Rio is a city in which, to paraphrase Andy Merrifield, people would rather stay and be poor than go and live somewhere else. Not that the people of the favelas want to be poor: they would like to have accessible and affordable health and sanitation facilities, proper public transport, investment in education. The same things that the poor would benefit from in any other city, in fact. But the neoliberal city is not about providing these things. It is about getting rid of the poor and appropriating urban space in order to develop an exclusive, private infrastructure: world-class facilities for world-class people.

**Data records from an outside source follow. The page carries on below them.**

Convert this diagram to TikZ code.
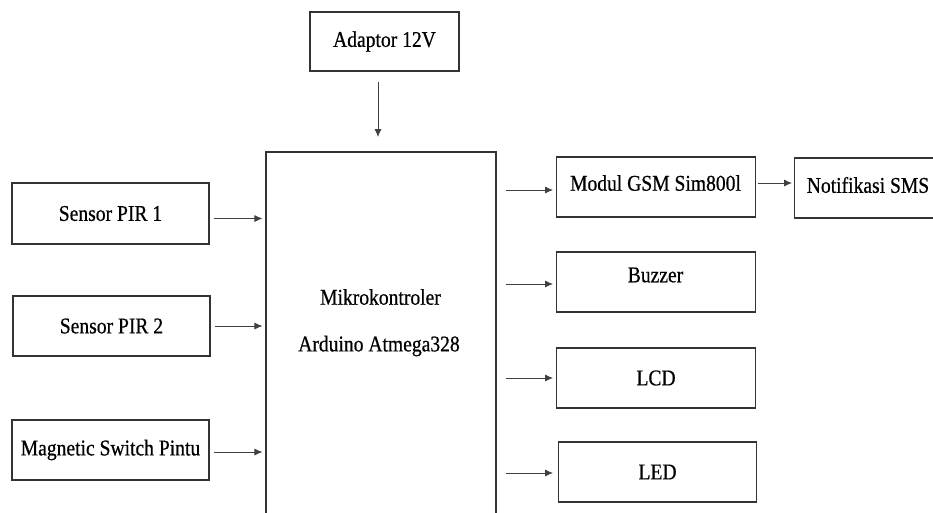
\documentclass[tikz,border=0pt]{standalone}
\usepackage{fontspec}
\setmainfont{Liberation Serif}[FakeStretch=0.87,FakeBold=0.6]
\usetikzlibrary{arrows.meta}
\begin{document}
\begin{tikzpicture}[x=1pt,y=-1pt,
  blk/.style={draw=black!80, line width=1.1pt, rectangle, inner sep=0pt, font=\fontsize{22.5}{26}\selectfont},
  arr/.style={draw=black!75, line width=0.8pt, -{Latex[length=8pt,width=7pt]}},
  txt/.style={inner sep=0pt, font=\fontsize{22.5}{26}\selectfont}]
\useasboundingbox (0,0) rectangle (933,512);
% boxes
\node[blk, minimum width=149pt, minimum height=59pt] (adp) at (384.5,41.5) {Adaptor 12V};
\node[blk, minimum width=230pt, minimum height=362pt] (main) at (381,333) {};
\node[txt] (mk1) at (380.5,297) {Mikrokontroler};
\node[txt] (mk2) at (379,346) {Arduino Atmega328};
\node[blk, minimum width=197pt, minimum height=61pt] (s1) at (110.5,213.5) {Sensor PIR 1};
\node[blk, minimum width=197pt, minimum height=60pt] (s2) at (111.5,326) {Sensor PIR 2};
\node[blk, minimum width=197pt, minimum height=60pt] (mag) at (110.5,450) {Magnetic Switch Pintu};
\node[blk, minimum width=199pt, minimum height=60pt, anchor=west] (gsmb) at (556,187) {};
\node[txt] (gsmt) at (655.5,183) {Modul GSM Sim800l};
\node[blk, minimum width=150pt, minimum height=60pt, anchor=west] (sms) at (794,188) {};
\node[txt] (smst) at (868,185) {Notifikasi SMS};
\node[blk, minimum width=199pt, minimum height=60pt, anchor=west] (buz) at (556,282) {};
\node[txt] (buzt) at (655.5,275) {Buzzer};
\node[blk, minimum width=199pt, minimum height=60pt, anchor=west] (lcd) at (556,378) {LCD};
\node[blk, minimum width=198pt, minimum height=60pt, anchor=west] (led) at (558,472) {LED};
% connectors
\coordinate (adpo) at (378,82);
\coordinate (adpi) at (378,137);
\draw[arr] (adpo) -- (adpi);
\draw[arr, shorten <=4pt, shorten >=3pt] ([yshift=-5pt]s1.east) -- ([yshift=-5pt]s1.east -| main.west);
\draw[arr, shorten <=4pt, shorten >=3pt] (s2.east) -- (s2.east -| main.west);
\draw[arr, shorten <=4pt, shorten >=3pt] ([yshift=-2pt]mag.east) -- ([yshift=-2pt]mag.east -| main.west);
\draw[arr, shorten <=9pt, shorten >=3pt] ([yshift=-3pt]gsmb.west -| main.east) -- ([yshift=-3pt]gsmb.west);
\draw[arr, shorten <=9pt, shorten >=3pt] ([yshift=-2pt]buz.west -| main.east) -- ([yshift=-2pt]buz.west);
\draw[arr, shorten <=9pt, shorten >=3pt] (lcd.west -| main.east) -- (lcd.west);
\draw[arr, shorten <=9pt, shorten >=5pt] ([yshift=-1pt]led.west -| main.east) -- ([yshift=-1pt]led.west);
\draw[arr, shorten <=2pt, shorten >=2pt] ([yshift=4pt]gsmb.east) -- ([yshift=4pt]gsmb.east -| sms.west);
\end{tikzpicture}
\end{document}
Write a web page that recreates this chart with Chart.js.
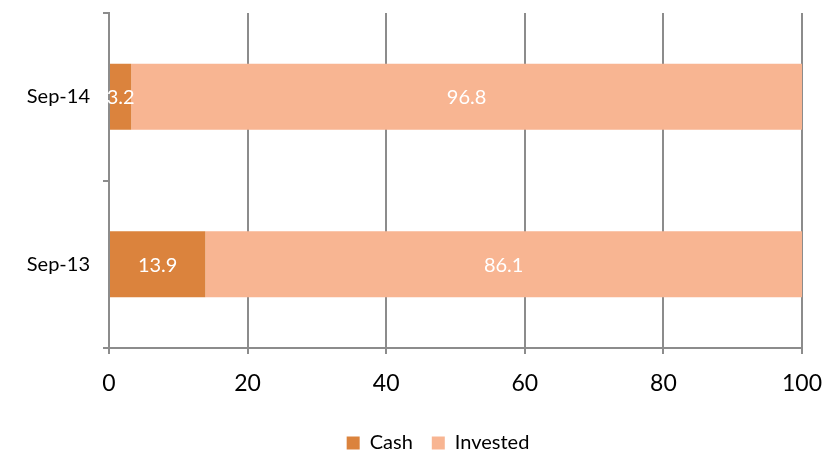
<!DOCTYPE html>
<html>
<head>
<meta charset="utf-8">
<script src="https://cdn.jsdelivr.net/npm/chart.js@4"></script>
<style>
  body { margin: 0; background: #fff; }
  #wrap { width: 840px; height: 450px; }
</style>
</head>
<body>
<div id="wrap"><canvas id="chart" width="840" height="450"></canvas></div>
<script>
const periods = ["Sep-14", "Sep-13"];
const cash = [3.2, 13.9];
const invested = [96.8, 86.1];
const xTicks = [0, 20, 40, 60, 80, 100];

const FONT = "Lato, 'Open Sans', sans-serif";
const GRID = "#8c8c8c";

// writes each segment's value in the middle of the segment
const segmentLabels = {
  id: "segmentLabels",
  afterDatasetsDraw(chart) {
    const ctx = chart.ctx;
    ctx.save();
    ctx.fillStyle = "#fff";
    ctx.font = "20px " + FONT;
    ctx.textAlign = "center";
    ctx.textBaseline = "middle";
    chart.data.datasets.forEach((ds, i) => {
      chart.getDatasetMeta(i).data.forEach((bar, j) => {
        const p = bar.getProps(["x", "y", "base"], true);
        ctx.fillText(ds.data[j].toFixed(1), (p.x + p.base) / 2, p.y + 1);
      });
    });
    ctx.restore();
  }
};

// nudge the legend right so it sits a bit more under the bars
const legendShift = {
  id: "legendShift",
  afterLayout(chart) {
    chart.legend.left += 37;
    chart.legend.right += 37;
  }
};

new Chart(document.getElementById("chart"), {
  type: "bar",
  data: {
    labels: periods,
    datasets: [
      { label: "Cash", data: cash, backgroundColor: "#db833d", barPercentage: 0.395, categoryPercentage: 1 },
      { label: "Invested", data: invested, backgroundColor: "#f8b592", barPercentage: 0.395, categoryPercentage: 1 }
    ]
  },
  options: {
    indexAxis: "y",
    responsive: false,
    animation: false,
    layout: { padding: { top: 13, right: 38, left: 0, bottom: -13 } },
    scales: {
      x: {
        stacked: true,
        min: 0,
        max: 100,
        afterBuildTicks(scale) { scale.ticks = xTicks.map(v => ({ value: v })); },
        afterFit(scale) { scale.height = 66; },
        grid: { color: GRID, lineWidth: 2, tickLength: 6 },
        border: { color: GRID, width: 2 },
        ticks: { color: "#000", font: { family: FONT, size: 23 }, padding: 16 }
      },
      y: {
        stacked: true,
        afterFit(scale) {
          scale.width = 109;
          scale.paddingTop = 0;
          scale.paddingBottom = 0;
        },
        grid: { drawOnChartArea: false, color: GRID, lineWidth: 2, tickLength: 6 },
        border: { color: GRID, width: 2 },
        ticks: { color: "#000", font: { family: FONT, size: 20 }, padding: 13 }
      }
    },
    plugins: {
      legend: {
        position: "bottom",
        labels: {
          color: "#000",
          font: { family: FONT, size: 20 },
          boxWidth: 13,
          boxHeight: 13,
          padding: 19,
          useBorderRadius: false
        }
      },
      tooltip: { enabled: false }
    }
  },
  plugins: [segmentLabels, legendShift]
});
</script>
</body>
</html>
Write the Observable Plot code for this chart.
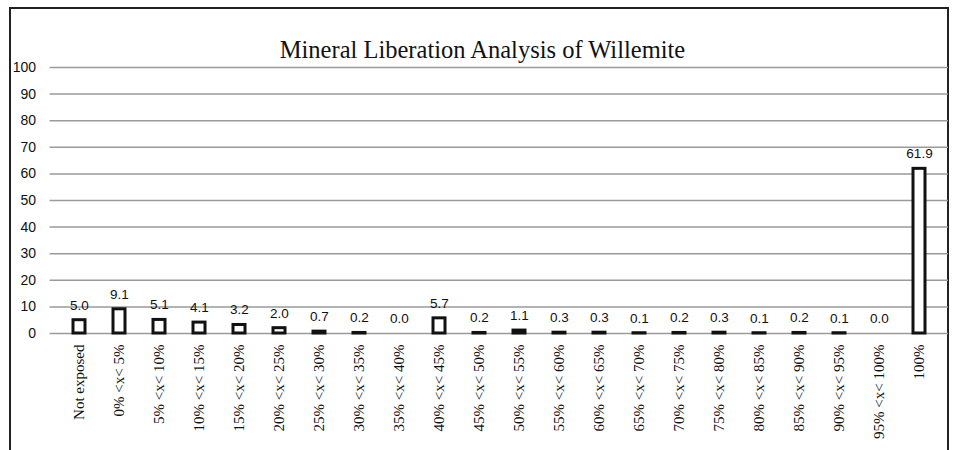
<!DOCTYPE html>
<html>
<head>
<meta charset="utf-8">
<script src="https://cdn.jsdelivr.net/npm/d3@7"></script>
<script src="https://cdn.jsdelivr.net/npm/@observablehq/plot@0.6"></script>
<style>
  html, body { margin: 0; padding: 0; background: #fff; }
  #wrap { position: relative; width: 955px; height: 450px; overflow: hidden; }
  #frame { position: absolute; left: 9px; top: 7px; width: 936px; height: 460px;
           border-left: 2px solid #222; border-top: 2px solid #222; border-right: 2px solid #222; }
  #title { position: absolute; left: 0; width: 965px; top: 37px; text-align: center;
           font-family: "Liberation Serif", "Times New Roman", serif; font-size: 24.5px; color: #111; line-height: 26px; }
  #chart { position: absolute; left: 0; top: 0; }
</style>
</head>
<body>
<div id="wrap">
  <div id="frame"></div>
  <div id="chart"></div>
  <div id="title">Mineral Liberation Analysis of Willemite</div>
</div>
<script>
const categories = ["Not exposed", "0% <x< 5%", "5% <x< 10%", "10% <x< 15%", "15% <x< 20%", "20% <x< 25%",
  "25% <x< 30%", "30% <x< 35%", "35% <x< 40%", "40% <x< 45%", "45% <x< 50%", "50% <x< 55%",
  "55% <x< 60%", "60% <x< 65%", "65% <x< 70%", "70% <x< 75%", "75% <x< 80%", "80% <x< 85%",
  "85% <x< 90%", "90% <x< 95%", "95% <x< 100%", "100%"];
const values = [5.0, 9.1, 5.1, 4.1, 3.2, 2.0, 0.7, 0.2, 0.0, 5.7, 0.2, 1.1, 0.3, 0.3, 0.1, 0.2, 0.3, 0.1, 0.2, 0.1, 0.0, 61.9];
const yTicks = [0, 10, 20, 30, 40, 50, 60, 70, 80, 90, 100];

const data = categories.map((c, i) => ({cat: c, value: values[i]}));

const chart = Plot.plot({
  width: 955,
  height: 450,
  marginTop: 67,
  marginBottom: 117,
  marginLeft: 49.6,
  marginRight: 7,
  style: {background: "transparent", fontFamily: "'Liberation Sans', Arial, sans-serif", fontSize: "13px", color: "#111"},
  x: {domain: categories, paddingInner: 0.705, paddingOuter: 0.3525, label: null},
  y: {domain: [0, 100], label: null},
  marks: [
    Plot.ruleY(yTicks, {stroke: "#9a9a9a", strokeWidth: 1.5}),
    Plot.barY(data, {x: "cat", y: "value", fill: "white", stroke: "#111", strokeWidth: 3}),
    Plot.text(data, {x: "cat", y: "value", text: d => d.value.toFixed(1), dy: -15, fontSize: 13.5, fill: "#111"}),
    Plot.axisY(yTicks, {tickSize: 0, tickPadding: 14, label: null, fontSize: 14}),
    Plot.axisX({tickSize: 0, tickPadding: 11, tickRotate: -90, label: null,
      fontFamily: "'Liberation Serif', 'Times New Roman', serif", fontSize: 15})
  ]
});
document.getElementById("chart").appendChild(chart);
</script>
</body>
</html>
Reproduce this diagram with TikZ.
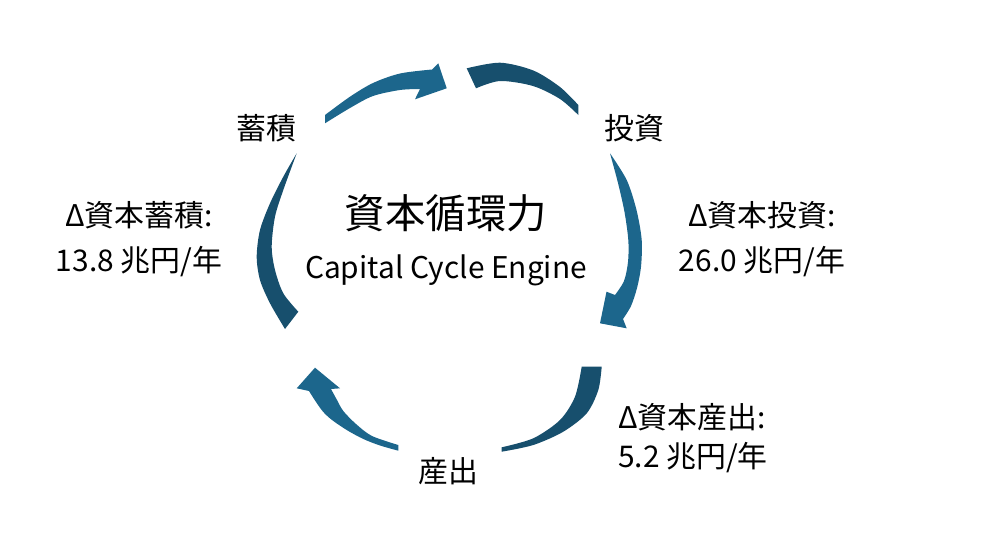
\documentclass[tikz,border=0pt]{standalone}
\usepackage{fontspec}
\setmainfont{Noto Sans CJK JP}
\usetikzlibrary{positioning}
\definecolor{cyclight}{RGB}{28,102,140}
\definecolor{cycdark}{RGB}{23,79,109}
\tikzset{headarc/.style={fill=cyclight},
  tailarc/.style={fill=cycdark},
  stage/.style={font=\fontsize{17}{20}\selectfont,inner sep=0pt},
  vallbl/.style={font=\fontsize{17}{20}\selectfont,inner sep=0pt},
  bigttl/.style={font=\fontsize{23}{28}\selectfont,inner sep=0pt},
  subttl/.style={font=\fontsize{17}{20}\selectfont,inner sep=0pt}}

\begin{document}
\begin{tikzpicture}[x=0.02cm,y=-0.02cm]
\useasboundingbox (0,0) rectangle (1000,534);
% top left: accumulation -> investment
\fill[headarc] plot[smooth] coordinates {(325,115) (350,96.7) (373,83) (400,73.5) (432,69.5)}
  -- (438.3,63.3) -- (446.7,88.3) -- (415,99.3) -- (420,89)
  -- plot[smooth] coordinates {(420,89) (400,90) (373,96) (350,108) (325,123.3)} -- cycle;
\fill[tailarc] plot[smooth] coordinates {(466.7,68.3) (500,62.7) (533.3,70.5) (560,87) (578.3,105)}
  -- (578.3,115)
  -- plot[smooth] coordinates {(578.3,115) (560,99) (533,86) (500,81) (476,88.3)} -- cycle;
% right: investment -> output
\fill[headarc] plot[smooth] coordinates {(610,153.3) (626.7,180) (636.5,210) (641.7,240) (641,266.7) (637,288) (631,306) (623,319)}
  -- (626.7,328.3) -- (600,323.3) -- (606.5,291.7) -- (615,295)
  -- plot[smooth] coordinates {(615,295) (624,281) (628,262) (628.3,240) (624.5,212) (618,183) (610,153.3)} -- cycle;
\fill[tailarc] plot[smooth] coordinates {(601.7,366.7) (598.3,390) (586.7,413.3) (563.3,431.7) (533.3,445) (501.7,451.7)}
  -- (501.7,447.3)
  -- plot[smooth] coordinates {(501.7,447.3) (533.3,438.3) (560,420) (575,396.7) (581.7,366.7)} -- cycle;
% bottom left: output -> accumulation
\fill[headarc] plot[smooth] coordinates {(398.3,450.7) (380,445.5) (363.3,439) (346.7,430) (332,420) (323.3,412) (316,402) (309,391)}
  -- (296.7,388.3) -- (315,367.7) -- (340,388.3) -- (331,389)
  -- plot[smooth] coordinates {(331,389) (337,400) (343.3,411) (356,424) (372,436) (398.3,445)} -- cycle;
\fill[tailarc] plot[smooth] coordinates {(296.7,153.3) (283.3,176.7) (270,203.3) (260,230) (256.7,256.7) (260,280) (270,303.3) (285,329)}
  -- (298.3,311.7)
  -- plot[smooth] coordinates {(298.3,311.7) (283.3,293.3) (275,270) (271.7,246.7) (275,216.7) (283.3,190) (296.7,153.3)} -- cycle;

\foreach \n/\x/\y/\t in {acc/266/128/蓄積,inv/634/128/投資,out/448/471/産出}
  \node[stage] (\n) at (\x,\y) {\t};

\node[bigttl] (ttl) at (446,213) {資本循環力};
\node[subttl] (sub) at (446,270) {Capital Cycle Engine};

\node[vallbl] (accA) at (139,215) {Δ資本蓄積:};
\node[vallbl] (accB) at (139,262) {13.8 兆円/年};
\node[vallbl] (invA) at (762,215) {Δ資本投資:};
\node[vallbl] (invB) at (762,262) {26.0 兆円/年};
\node[vallbl,anchor=west] (outA) at (618,417) {Δ資本産出:};
\node[vallbl,anchor=west] (outB) at (618,458) {5.2 兆円/年};
\end{tikzpicture}
\end{document}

Sporting megaevents (along with international expos, cities of culture and so on) have a particular role to play in neoliberal urban development. They are an increasingly powerful tool with which cities are remade according to an agenda of transforming the urban environment from a place of spontaneity, unpredictability and the encounter with difference into a much more controlled, homogenous, sanitised space, a theme park and a site of privileged consumption which benefits, primarily, a tiny elite of property developers and large corporate interests (and, one might add, their political servants). Throughout the world the places that poor people are permitted to live are, in a series of orchestrated seismic shocks, shifted away from the centre of the city (and, we might mention, the beach). In the process, that spontaneity, that unboundedness, that constitutes the identity of a city like Rio is destroyed, replaced with a calculable, controlled and entirely dead environment of luxury apartments, shopping malls, private entertainment complexes, and, of course, the ubiquitous empty stadiums, places built by the people who can no longer afford to live in the city, and who could never in their wildest dreams afford to go and see a game. The World Cup and the Olympics, wherever they take place, are not about three weeks of media spectacle. They are about violently taking control of and remaking the city in the interests of the global elite.